© Adapt or Die
The second edition of our Growth Leaders rankings threw up several surprises. Let’s take a look at them.
The first thing that jumps out is that only 15% of the businesses on our list of French businesses last year are still there one year on. And on the European list the figure drops to 5%. Another interesting fact is that all of those returning French and European businesses have climbed in the rankings. Proof that, while maintaining growth is far from easy, the best way to do it is by putting the pedal to the metal. Also of note, the average age of the companies on the list – five years – has not changed, which is relatively low when you take into account that the average life expectancy of a business is around 20 years, a lifespan that has declined continually since the start of the 2000s.

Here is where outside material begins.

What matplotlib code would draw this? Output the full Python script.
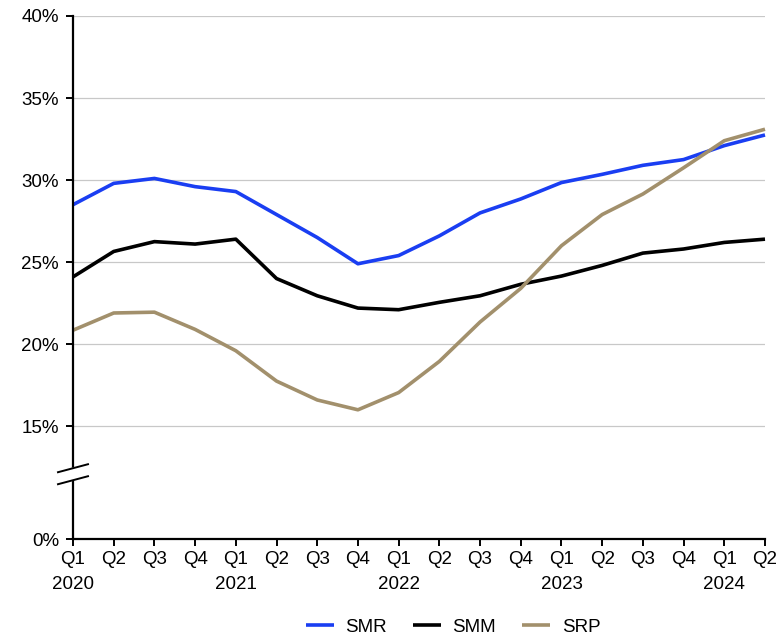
import matplotlib
matplotlib.use('Agg')
import matplotlib.pyplot as plt

# --- DATA ---
quarters = ['Q1', 'Q2', 'Q3', 'Q4'] * 4 + ['Q1', 'Q2']
years = ['2020', '', '', '', '2021', '', '', '', '2022', '', '', '', '2023', '', '', '', '2024', '']
smr = [28.5, 29.8, 30.1, 29.6, 29.3, 27.9, 26.5, 24.9, 25.4, 26.6, 28.0, 28.85,
       29.85, 30.35, 30.9, 31.25, 32.1, 32.75]
smm = [24.1, 25.65, 26.25, 26.1, 26.4, 24.0, 22.95, 22.2, 22.1, 22.55, 22.95, 23.65,
       24.15, 24.8, 25.55, 25.8, 26.2, 26.4]
srp = [20.85, 21.9, 21.95, 20.9, 19.6, 17.75, 16.6, 16.0, 17.05, 18.95, 21.35, 23.4,
       26.0, 27.9, 29.15, 30.75, 32.4, 33.1]
ytick_vals = [15, 20, 25, 30, 35, 40]

# --- STYLE ---
plt.rcParams['font.family'] = ['Liberation Sans', 'DejaVu Sans']
plt.rcParams['font.size'] = 13.5

fig = plt.figure(figsize=(7.76, 6.36), dpi=100)
ax = fig.add_axes([73 / 776, 97 / 636, 692 / 776, 523 / 636])

# the axis is broken between 0% and 15%: 0% sits at this position
zero_pos = 15 - 113 / 82.2 * 5

x = list(range(len(quarters)))
ax.plot(x, smr, color='#1a3ef2', lw=2.6, label='SMR', clip_on=False, solid_capstyle='butt')
ax.plot(x, smm, color='black', lw=2.6, label='SMM', clip_on=False, solid_capstyle='butt')
ax.plot(x, srp, color='#a2906c', lw=2.6, label='SRP', clip_on=False, solid_capstyle='butt')

ax.set_xlim(0, len(x) - 1)
ax.set_ylim(zero_pos, 40)
ax.set_yticks([zero_pos] + ytick_vals)
ax.set_yticklabels(['0%'] + [f'{v}%' for v in ytick_vals])
for v in ytick_vals:
    ax.axhline(v, color='#c8c8c8', lw=0.9, zorder=0)

ax.set_xticks(x)
ax.set_xticklabels([q + ('\n' + y if y else '') for q, y in zip(quarters, years)],
                   va='top', linespacing=1.55)

for s in ['top', 'right']:
    ax.spines[s].set_visible(False)
for s in ['left', 'bottom']:
    ax.spines[s].set_linewidth(1.6)
ax.tick_params(axis='both', direction='out', length=5, width=1.4, colors='black')
ax.tick_params(axis='y', pad=5)
ax.tick_params(axis='x', pad=4)

# axis break marks
ppx = (len(x) - 1) / 692  # data units per pixel in x
ppy = (40 - zero_pos) / 523
bx = [-15 * ppx, 15 * ppx]
y1 = [15 - 46 * ppy, 15 - 38 * ppy]
y2 = [15 - 58 * ppy, 15 - 50 * ppy]
ax.fill([bx[0], bx[1], bx[1], bx[0]], [y1[0], y1[1], y2[1], y2[0]],
        color='white', clip_on=False, zorder=5)
ax.plot(bx, y1, color='black', lw=1.4, clip_on=False, zorder=6)
ax.plot(bx, y2, color='black', lw=1.4, clip_on=False, zorder=6)

ax.legend(loc='center', bbox_to_anchor=((453 - 73) / 692, -88 / 523), ncol=3, frameon=False,
          handlelength=1.5, handletextpad=0.6, columnspacing=1.4, fontsize=13.5)

fig.savefig('out.png', dpi=100)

Staying power proves elusive
So, how to account for so many new names in our rankings? In an ever more reactive and competitive environment, companies must adapt if they are to develop – otherwise they will disappear. In 40 years, the percentage of American companies going out of business in the first five years of their existence has gone from 10% to 30%! But there is another side to this acceleration. In the US, the average revenue of the top 500 fastest-growing companies went from 1.2 million dollars in 1992 to 8.2 million in 1995. On top of a doubling of staff size over this period, that’s a seven-fold increase in turnover. Twenty years on, again over a three year period, the turnover of today’s top 500 has multiplied by 16. Growth is, therefore, two times faster now than in the mid-nineties. One last surprise, we have seen businesses exhibiting strong growth in every sector of activity, even those sectors in the doldrums, as well as in every industry. Proof that, in a world in perpetual motion, anything is possible. Let’s now discover the names of these companies that, although often little known, have considerable potential.